→ **Requirements**:
Copy from the first line below down to and including the line with "XAxis, YAxis, ReferenceArea". Skip the pictures.

→ **Collected data**:

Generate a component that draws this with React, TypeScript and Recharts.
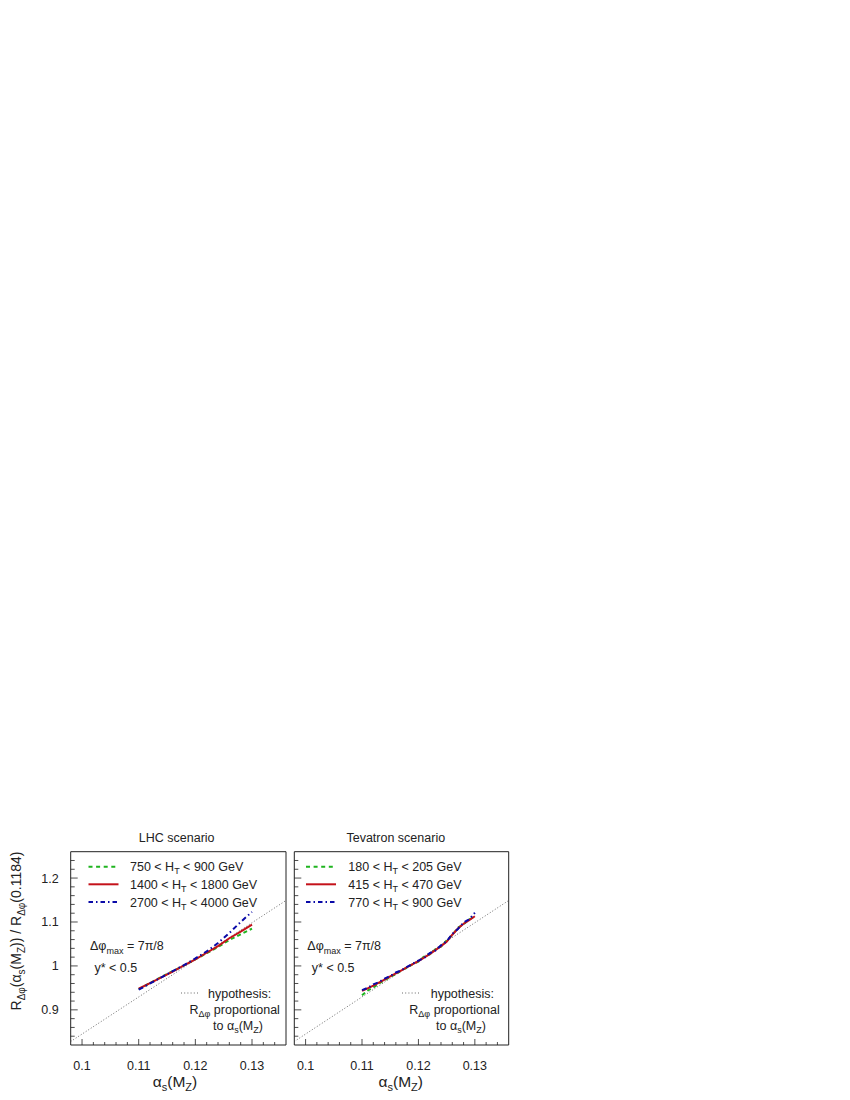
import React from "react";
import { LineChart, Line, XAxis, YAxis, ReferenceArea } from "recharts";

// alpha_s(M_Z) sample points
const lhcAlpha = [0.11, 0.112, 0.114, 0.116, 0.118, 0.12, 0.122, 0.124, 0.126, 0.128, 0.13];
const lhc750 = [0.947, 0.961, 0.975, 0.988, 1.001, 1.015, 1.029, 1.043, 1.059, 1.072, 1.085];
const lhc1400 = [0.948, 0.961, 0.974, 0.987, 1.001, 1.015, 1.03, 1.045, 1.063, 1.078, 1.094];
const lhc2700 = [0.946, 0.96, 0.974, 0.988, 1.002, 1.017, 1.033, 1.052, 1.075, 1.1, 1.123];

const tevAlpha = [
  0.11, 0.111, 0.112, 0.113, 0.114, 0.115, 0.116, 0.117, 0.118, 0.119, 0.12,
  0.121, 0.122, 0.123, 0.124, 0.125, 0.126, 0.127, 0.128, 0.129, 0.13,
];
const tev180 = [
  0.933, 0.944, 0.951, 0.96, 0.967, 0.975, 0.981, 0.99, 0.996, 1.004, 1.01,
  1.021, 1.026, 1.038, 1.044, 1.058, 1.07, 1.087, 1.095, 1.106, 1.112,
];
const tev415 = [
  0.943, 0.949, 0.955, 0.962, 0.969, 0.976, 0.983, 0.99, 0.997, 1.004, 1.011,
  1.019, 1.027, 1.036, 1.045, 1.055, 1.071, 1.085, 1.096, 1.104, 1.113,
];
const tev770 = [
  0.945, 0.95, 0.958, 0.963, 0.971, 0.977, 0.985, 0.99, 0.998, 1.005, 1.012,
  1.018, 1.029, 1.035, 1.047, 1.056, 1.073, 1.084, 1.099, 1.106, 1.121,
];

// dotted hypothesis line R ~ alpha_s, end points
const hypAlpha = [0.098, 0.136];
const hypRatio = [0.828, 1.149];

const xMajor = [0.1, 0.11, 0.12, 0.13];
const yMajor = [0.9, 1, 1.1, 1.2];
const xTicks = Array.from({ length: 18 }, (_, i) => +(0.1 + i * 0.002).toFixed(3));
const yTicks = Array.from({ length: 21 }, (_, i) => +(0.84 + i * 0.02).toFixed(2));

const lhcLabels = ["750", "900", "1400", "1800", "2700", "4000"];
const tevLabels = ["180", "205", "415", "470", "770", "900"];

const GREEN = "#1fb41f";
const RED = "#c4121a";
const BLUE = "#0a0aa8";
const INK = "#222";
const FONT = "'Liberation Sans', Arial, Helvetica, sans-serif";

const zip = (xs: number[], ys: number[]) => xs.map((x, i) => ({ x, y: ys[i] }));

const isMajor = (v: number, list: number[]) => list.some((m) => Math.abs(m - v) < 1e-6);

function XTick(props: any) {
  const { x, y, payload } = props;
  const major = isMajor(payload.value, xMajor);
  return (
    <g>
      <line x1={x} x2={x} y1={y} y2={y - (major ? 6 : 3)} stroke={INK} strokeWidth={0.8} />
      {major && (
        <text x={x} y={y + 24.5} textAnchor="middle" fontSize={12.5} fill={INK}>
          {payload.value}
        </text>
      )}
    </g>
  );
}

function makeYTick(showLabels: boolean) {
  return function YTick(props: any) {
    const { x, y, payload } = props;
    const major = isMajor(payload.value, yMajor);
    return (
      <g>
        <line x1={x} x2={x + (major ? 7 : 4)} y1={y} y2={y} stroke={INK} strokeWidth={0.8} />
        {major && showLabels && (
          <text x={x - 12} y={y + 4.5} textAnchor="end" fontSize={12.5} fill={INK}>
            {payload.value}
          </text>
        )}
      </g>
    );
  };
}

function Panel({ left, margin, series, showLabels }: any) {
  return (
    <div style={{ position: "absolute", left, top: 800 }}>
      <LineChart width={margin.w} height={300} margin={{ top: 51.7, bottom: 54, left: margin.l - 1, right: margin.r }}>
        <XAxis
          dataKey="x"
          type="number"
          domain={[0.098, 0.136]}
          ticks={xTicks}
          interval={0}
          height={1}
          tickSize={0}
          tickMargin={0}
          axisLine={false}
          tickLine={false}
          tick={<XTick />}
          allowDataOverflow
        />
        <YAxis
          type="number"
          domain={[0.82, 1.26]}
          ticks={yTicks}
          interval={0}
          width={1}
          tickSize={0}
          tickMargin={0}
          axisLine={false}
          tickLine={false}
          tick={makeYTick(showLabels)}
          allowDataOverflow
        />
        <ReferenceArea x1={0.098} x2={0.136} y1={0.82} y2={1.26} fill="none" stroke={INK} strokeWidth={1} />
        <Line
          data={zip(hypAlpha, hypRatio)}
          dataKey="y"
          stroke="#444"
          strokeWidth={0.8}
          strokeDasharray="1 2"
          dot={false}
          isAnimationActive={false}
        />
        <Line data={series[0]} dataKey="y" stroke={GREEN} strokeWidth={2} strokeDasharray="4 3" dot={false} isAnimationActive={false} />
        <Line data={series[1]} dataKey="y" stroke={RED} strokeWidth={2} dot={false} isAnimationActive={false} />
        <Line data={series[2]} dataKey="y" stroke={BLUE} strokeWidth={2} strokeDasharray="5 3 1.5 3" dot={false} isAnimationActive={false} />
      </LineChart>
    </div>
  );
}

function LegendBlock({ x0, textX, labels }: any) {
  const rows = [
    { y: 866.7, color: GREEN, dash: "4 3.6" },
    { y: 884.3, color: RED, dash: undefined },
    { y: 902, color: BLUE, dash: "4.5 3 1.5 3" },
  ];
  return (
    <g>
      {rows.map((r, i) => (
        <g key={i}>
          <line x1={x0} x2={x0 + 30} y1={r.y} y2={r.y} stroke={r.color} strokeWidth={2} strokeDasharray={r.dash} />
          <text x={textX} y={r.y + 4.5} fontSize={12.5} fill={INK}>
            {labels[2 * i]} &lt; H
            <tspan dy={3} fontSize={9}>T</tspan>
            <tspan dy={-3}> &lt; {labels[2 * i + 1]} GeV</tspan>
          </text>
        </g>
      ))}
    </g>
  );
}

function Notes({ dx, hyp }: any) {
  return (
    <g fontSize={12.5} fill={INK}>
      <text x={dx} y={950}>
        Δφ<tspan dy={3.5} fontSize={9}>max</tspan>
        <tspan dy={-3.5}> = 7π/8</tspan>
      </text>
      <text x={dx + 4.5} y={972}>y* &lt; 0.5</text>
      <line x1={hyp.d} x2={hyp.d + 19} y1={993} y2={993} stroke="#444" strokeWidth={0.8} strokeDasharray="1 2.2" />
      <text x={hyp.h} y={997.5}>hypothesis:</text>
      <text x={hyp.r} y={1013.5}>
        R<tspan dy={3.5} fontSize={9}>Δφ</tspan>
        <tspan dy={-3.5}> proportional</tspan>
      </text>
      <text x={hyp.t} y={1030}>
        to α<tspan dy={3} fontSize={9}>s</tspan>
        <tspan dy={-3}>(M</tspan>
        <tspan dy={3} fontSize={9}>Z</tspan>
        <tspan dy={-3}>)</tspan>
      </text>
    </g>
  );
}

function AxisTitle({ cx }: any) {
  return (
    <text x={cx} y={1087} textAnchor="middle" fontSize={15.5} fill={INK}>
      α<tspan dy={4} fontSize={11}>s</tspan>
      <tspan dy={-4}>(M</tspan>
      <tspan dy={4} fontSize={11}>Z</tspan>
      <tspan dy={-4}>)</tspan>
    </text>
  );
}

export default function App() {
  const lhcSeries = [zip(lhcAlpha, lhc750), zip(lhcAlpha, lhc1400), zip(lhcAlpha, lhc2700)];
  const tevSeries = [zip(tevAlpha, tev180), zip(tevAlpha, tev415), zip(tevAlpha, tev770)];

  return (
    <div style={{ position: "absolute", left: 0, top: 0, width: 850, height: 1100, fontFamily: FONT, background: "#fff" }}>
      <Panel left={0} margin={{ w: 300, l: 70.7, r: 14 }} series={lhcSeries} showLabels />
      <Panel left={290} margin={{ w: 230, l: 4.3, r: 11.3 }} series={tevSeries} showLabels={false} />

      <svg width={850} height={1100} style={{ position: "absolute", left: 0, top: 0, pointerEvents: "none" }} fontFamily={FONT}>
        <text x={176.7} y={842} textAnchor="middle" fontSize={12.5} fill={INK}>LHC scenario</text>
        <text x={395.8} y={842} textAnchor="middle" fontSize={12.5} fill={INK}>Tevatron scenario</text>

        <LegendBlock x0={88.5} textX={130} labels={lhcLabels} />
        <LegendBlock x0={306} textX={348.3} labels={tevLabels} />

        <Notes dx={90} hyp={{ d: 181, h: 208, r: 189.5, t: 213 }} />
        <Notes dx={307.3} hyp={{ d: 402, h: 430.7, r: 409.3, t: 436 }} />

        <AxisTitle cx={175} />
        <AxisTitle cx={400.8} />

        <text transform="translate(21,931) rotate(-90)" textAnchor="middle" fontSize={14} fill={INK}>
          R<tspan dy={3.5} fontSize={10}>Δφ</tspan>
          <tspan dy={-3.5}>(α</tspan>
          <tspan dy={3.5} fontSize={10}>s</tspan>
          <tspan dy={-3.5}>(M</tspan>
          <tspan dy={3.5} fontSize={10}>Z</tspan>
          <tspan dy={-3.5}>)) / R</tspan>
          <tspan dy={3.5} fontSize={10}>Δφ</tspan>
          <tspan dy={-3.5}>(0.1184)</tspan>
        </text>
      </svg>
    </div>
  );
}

→ **Output of the task**:
Generate a component that draws this with React, TypeScript and Recharts.
import React from "react";
import { LineChart, Line, XAxis, YAxis, ReferenceArea } from "recharts";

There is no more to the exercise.